* Extracted records:
[start]
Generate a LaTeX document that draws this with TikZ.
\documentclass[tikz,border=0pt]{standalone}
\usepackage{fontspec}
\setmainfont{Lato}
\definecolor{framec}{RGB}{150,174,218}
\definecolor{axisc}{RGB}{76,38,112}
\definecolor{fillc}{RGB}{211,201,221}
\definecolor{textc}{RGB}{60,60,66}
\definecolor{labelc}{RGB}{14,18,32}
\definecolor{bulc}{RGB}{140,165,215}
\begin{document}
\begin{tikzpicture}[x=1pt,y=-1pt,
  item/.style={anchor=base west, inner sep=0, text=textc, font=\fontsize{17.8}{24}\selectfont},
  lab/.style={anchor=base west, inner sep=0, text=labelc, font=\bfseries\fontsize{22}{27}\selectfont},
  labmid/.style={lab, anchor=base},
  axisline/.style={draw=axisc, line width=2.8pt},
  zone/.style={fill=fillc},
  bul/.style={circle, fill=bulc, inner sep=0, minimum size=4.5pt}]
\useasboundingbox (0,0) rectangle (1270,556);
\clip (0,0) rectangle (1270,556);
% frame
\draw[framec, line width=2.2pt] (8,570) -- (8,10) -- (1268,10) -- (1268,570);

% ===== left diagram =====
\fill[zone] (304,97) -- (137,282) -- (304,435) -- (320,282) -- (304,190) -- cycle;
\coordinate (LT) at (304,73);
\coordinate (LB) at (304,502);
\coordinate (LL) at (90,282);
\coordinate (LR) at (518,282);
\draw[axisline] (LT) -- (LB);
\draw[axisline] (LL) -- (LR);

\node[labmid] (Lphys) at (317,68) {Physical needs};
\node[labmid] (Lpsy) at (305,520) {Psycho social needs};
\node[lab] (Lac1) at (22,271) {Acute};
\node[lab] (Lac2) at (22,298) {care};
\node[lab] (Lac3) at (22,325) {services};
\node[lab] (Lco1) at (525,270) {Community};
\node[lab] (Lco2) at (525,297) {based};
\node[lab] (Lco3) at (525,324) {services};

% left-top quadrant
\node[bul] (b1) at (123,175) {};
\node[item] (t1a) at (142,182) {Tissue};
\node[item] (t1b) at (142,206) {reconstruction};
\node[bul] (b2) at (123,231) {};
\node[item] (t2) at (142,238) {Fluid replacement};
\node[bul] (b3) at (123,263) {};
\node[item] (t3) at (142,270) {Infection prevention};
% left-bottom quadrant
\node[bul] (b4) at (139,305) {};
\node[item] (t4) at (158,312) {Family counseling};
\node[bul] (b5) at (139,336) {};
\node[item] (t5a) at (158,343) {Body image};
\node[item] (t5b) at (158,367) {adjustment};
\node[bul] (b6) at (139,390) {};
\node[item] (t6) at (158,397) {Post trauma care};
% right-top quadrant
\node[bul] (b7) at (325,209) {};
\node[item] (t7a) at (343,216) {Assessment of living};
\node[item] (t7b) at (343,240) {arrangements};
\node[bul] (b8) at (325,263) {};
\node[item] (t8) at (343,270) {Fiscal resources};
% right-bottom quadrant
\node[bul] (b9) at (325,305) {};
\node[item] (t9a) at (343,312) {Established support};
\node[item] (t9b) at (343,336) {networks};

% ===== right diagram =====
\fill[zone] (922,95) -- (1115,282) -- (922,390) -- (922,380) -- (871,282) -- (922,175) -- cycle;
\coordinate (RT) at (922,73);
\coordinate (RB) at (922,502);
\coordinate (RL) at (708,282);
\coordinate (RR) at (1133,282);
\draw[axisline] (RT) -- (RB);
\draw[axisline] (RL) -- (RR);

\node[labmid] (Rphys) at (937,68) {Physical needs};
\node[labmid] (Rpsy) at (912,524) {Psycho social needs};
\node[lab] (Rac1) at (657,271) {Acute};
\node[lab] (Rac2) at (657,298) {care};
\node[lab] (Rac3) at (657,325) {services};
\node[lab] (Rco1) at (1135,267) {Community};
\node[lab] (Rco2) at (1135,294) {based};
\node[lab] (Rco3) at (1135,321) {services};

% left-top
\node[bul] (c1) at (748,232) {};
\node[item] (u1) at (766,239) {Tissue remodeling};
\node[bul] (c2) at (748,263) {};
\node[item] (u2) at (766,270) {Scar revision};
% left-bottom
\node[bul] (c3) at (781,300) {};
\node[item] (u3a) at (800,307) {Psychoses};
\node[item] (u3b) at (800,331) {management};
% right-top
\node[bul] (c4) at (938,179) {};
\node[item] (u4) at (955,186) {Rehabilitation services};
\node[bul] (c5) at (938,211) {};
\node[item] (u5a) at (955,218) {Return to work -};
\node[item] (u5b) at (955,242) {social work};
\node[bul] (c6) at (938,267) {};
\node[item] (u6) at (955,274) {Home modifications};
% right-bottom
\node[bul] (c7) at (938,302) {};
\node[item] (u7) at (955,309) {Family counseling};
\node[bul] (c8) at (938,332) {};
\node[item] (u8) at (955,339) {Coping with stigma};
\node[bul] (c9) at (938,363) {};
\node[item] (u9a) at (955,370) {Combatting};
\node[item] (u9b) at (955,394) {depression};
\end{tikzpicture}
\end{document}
[end]
[start]
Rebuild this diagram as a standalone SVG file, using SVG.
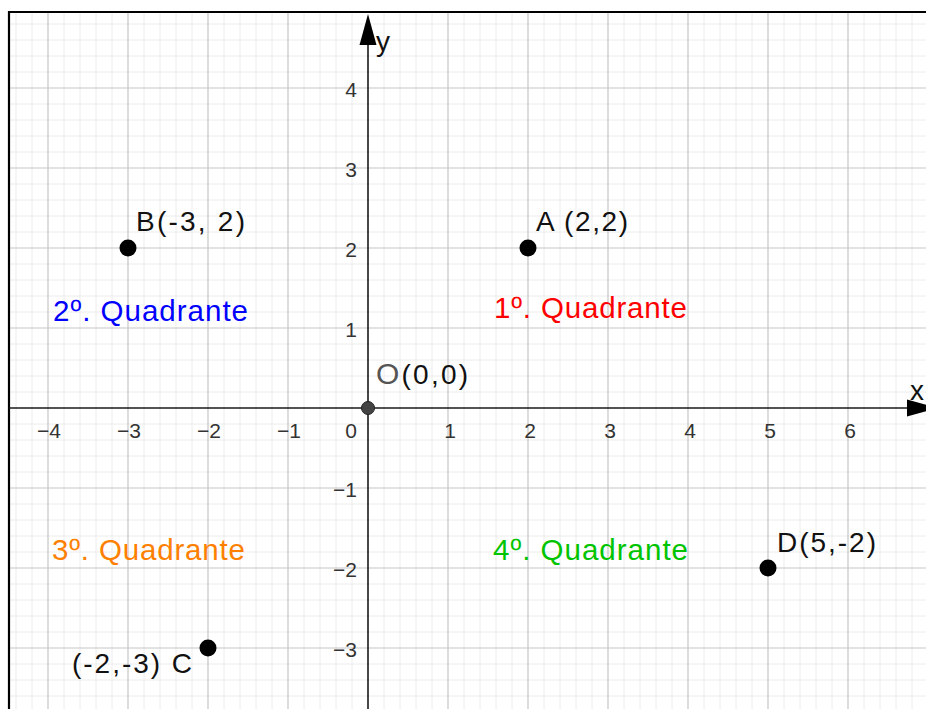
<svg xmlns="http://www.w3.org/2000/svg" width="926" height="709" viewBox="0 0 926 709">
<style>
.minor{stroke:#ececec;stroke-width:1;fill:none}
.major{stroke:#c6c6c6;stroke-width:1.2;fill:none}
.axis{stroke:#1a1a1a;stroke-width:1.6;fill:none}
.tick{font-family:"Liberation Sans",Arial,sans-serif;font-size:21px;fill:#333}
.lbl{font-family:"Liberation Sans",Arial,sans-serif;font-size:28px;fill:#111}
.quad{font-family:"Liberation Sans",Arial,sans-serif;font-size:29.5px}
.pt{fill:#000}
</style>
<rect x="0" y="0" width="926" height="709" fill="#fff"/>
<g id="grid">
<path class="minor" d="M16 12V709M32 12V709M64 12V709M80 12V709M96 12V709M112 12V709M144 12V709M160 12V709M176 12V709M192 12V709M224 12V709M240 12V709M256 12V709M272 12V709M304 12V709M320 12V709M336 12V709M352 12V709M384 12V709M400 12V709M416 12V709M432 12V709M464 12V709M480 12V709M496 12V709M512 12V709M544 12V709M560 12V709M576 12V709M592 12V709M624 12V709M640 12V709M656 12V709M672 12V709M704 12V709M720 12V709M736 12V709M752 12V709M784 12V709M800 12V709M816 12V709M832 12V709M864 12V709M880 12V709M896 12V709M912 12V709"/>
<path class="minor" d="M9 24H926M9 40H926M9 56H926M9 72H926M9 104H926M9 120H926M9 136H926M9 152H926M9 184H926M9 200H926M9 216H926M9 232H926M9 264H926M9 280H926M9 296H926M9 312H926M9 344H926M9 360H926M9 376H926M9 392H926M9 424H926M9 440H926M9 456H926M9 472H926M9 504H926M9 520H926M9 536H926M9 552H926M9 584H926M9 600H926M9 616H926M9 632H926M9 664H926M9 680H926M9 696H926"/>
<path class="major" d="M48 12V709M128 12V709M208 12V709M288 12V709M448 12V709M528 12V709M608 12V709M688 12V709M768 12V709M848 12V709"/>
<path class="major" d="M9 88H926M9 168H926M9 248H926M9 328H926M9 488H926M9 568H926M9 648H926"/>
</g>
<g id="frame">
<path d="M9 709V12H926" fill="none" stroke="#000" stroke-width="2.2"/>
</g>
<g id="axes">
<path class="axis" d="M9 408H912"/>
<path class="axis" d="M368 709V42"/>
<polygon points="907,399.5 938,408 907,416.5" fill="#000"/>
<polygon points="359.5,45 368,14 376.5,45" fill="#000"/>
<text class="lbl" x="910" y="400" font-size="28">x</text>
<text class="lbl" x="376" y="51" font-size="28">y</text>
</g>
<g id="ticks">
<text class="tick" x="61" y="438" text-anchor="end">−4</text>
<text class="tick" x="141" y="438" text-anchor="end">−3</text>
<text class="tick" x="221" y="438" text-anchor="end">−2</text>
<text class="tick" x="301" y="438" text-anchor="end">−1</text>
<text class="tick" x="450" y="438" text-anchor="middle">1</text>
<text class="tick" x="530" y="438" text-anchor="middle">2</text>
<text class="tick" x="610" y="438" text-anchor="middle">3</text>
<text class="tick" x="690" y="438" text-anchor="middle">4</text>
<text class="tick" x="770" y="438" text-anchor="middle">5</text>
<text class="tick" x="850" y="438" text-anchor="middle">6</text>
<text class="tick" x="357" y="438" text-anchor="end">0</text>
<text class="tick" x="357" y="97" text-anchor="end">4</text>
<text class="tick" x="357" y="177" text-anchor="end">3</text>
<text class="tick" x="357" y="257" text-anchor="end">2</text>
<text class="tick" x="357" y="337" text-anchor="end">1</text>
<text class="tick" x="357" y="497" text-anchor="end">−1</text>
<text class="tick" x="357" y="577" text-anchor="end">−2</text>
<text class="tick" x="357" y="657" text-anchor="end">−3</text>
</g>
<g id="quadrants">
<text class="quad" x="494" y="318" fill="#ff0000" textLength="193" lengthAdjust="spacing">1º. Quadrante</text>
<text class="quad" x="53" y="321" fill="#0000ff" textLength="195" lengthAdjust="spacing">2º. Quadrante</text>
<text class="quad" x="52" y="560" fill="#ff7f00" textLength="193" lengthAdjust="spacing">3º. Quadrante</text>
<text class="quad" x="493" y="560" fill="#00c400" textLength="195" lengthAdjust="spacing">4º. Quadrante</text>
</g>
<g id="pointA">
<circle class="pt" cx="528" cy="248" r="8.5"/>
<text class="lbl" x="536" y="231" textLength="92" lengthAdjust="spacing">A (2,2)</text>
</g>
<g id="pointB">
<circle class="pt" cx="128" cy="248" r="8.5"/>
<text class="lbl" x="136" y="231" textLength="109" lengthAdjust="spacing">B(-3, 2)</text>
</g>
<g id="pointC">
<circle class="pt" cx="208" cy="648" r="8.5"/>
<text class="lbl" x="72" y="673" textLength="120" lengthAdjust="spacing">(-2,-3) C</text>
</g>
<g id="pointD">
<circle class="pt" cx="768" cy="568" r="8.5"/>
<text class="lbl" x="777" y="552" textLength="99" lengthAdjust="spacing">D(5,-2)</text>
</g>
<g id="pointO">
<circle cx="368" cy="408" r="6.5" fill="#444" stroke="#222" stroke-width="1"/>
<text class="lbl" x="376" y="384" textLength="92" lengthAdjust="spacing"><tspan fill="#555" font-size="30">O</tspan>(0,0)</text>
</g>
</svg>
[end]
[start]
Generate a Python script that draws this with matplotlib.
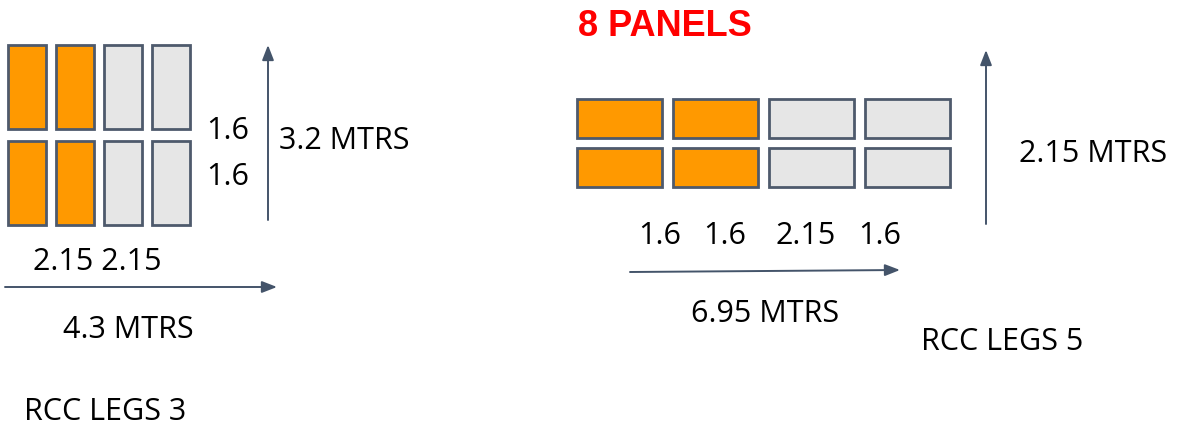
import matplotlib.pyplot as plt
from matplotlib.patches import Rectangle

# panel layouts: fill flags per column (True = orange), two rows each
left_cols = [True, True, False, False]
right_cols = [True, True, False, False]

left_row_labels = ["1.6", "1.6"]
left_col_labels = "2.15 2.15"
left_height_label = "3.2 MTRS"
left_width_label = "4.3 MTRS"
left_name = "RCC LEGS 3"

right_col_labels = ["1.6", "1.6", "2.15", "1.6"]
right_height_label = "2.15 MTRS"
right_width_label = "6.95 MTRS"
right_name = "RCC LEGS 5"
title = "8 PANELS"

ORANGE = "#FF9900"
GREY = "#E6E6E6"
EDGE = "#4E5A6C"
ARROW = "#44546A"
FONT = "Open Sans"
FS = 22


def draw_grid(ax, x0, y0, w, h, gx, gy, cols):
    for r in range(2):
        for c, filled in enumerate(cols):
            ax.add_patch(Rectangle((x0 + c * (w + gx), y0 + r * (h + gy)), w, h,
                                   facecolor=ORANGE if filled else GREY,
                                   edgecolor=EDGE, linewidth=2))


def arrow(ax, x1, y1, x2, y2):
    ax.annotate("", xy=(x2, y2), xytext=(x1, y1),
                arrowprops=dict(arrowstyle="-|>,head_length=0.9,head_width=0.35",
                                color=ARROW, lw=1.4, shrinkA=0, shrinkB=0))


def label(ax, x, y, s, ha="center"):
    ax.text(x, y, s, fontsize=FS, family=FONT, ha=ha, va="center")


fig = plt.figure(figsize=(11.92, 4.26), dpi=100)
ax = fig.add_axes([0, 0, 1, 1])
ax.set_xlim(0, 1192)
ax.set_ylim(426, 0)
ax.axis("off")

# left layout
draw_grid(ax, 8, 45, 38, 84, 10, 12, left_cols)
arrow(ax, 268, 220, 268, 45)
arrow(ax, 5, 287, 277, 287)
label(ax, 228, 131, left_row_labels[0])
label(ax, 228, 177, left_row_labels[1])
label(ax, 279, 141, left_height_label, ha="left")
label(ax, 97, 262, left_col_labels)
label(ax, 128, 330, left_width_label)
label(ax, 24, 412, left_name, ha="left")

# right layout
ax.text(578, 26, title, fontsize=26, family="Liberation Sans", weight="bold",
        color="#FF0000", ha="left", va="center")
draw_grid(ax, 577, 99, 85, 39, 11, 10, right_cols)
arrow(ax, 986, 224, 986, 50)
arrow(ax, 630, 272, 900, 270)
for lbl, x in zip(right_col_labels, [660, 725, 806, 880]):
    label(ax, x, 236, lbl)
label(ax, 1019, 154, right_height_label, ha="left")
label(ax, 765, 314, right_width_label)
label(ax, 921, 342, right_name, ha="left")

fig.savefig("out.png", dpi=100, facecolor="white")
[end]
* Short exercise: Extract and reproduce exactly the lines opening with the line containing "Generate a LaTeX" and closing with the line containing "(1268,10) -- (1268,570);", inclusive.

* Result below:
Generate a LaTeX document that draws this with TikZ.
\documentclass[tikz,border=0pt]{standalone}
\usepackage{fontspec}
\setmainfont{Lato}
\definecolor{framec}{RGB}{150,174,218}
\definecolor{axisc}{RGB}{76,38,112}
\definecolor{fillc}{RGB}{211,201,221}
\definecolor{textc}{RGB}{60,60,66}
\definecolor{labelc}{RGB}{14,18,32}
\definecolor{bulc}{RGB}{140,165,215}
\begin{document}
\begin{tikzpicture}[x=1pt,y=-1pt,
  item/.style={anchor=base west, inner sep=0, text=textc, font=\fontsize{17.8}{24}\selectfont},
  lab/.style={anchor=base west, inner sep=0, text=labelc, font=\bfseries\fontsize{22}{27}\selectfont},
  labmid/.style={lab, anchor=base},
  axisline/.style={draw=axisc, line width=2.8pt},
  zone/.style={fill=fillc},
  bul/.style={circle, fill=bulc, inner sep=0, minimum size=4.5pt}]
\useasboundingbox (0,0) rectangle (1270,556);
\clip (0,0) rectangle (1270,556);
% frame
\draw[framec, line width=2.2pt] (8,570) -- (8,10) -- (1268,10) -- (1268,570);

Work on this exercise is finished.